A closed Thomas Cook shop on East Street, Bedminster, Bristol, as the 178-year-old tour operator Thomas Cook which has ceased trading with immediate effect after failing in a final bid to secure a rescue package from creditors.

A closed Thomas Cook shop on East Street, Bedminster, Bristol, as the 178-year-old tour operator Thomas Cook which has ceased trading with immediate effect after failing in a final bid to secure a rescue package from creditors.

Australia’s national carrier has been asked to help repatriate travellers stranded following the collapse of British travel company Thomas Cook.

“We have been approached for support and we’re assessing what help we may be able to provide,” a Qantas spokesman said.

Anyone who has booked through Thomas Cook to come to Australia will be refunded.

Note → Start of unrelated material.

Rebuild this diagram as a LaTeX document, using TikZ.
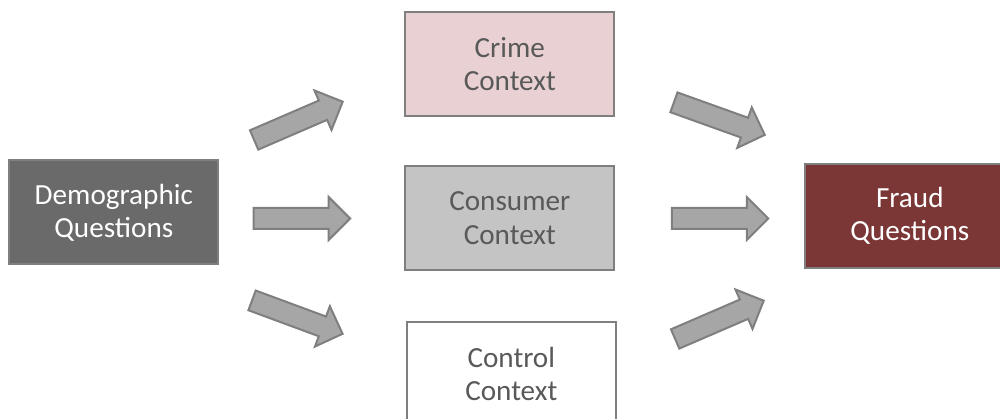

Australia’s foreign affairs department is encouraging people affected by the fallout to visit the company’s website or contact the UK’s civil aviation authority.

The request for assistance comes after the collapse of the famous British travel agency left 600,000 holidaymakers stranded in hotels, resorts and airports around the world.

Dubbed ‘Operation Matterhorn’, it will be the largest repatriation effort since World War II, and overseen by the British government.

A “shadow airline” will run for a fortnight to help repatriate the 155,000 British tourists affected by the travel company’s collapse.

Customers will be on special free flights or booked on to other scheduled airlines, such as Qantas, at no extra cost. Details of each flight will be posted on the company’s website as soon as they are available.

Thomas Cook was the world’s oldest travel company, handling about 19 million travellers a year in 16 countries.

The company went into liquidation after last-ditch talks to raise fresh funding foundered. The collapse has left 22,000 jobs at risk worldwide, including 9000 in Britain.

A £900-million ($A1.65 billion) rescue deal had been secured, led by Thomas Cook’s largest shareholder, Chinese company Fosun, in August. But a recent demand from its banks to raise a further £200 million in contingency funding had put the deal in doubt.

Meanwhile, online travel agent Webjet looks set to take an earnings hit and could write off $43.7 million following the sudden demise of the 178-year-old Thomas Cook.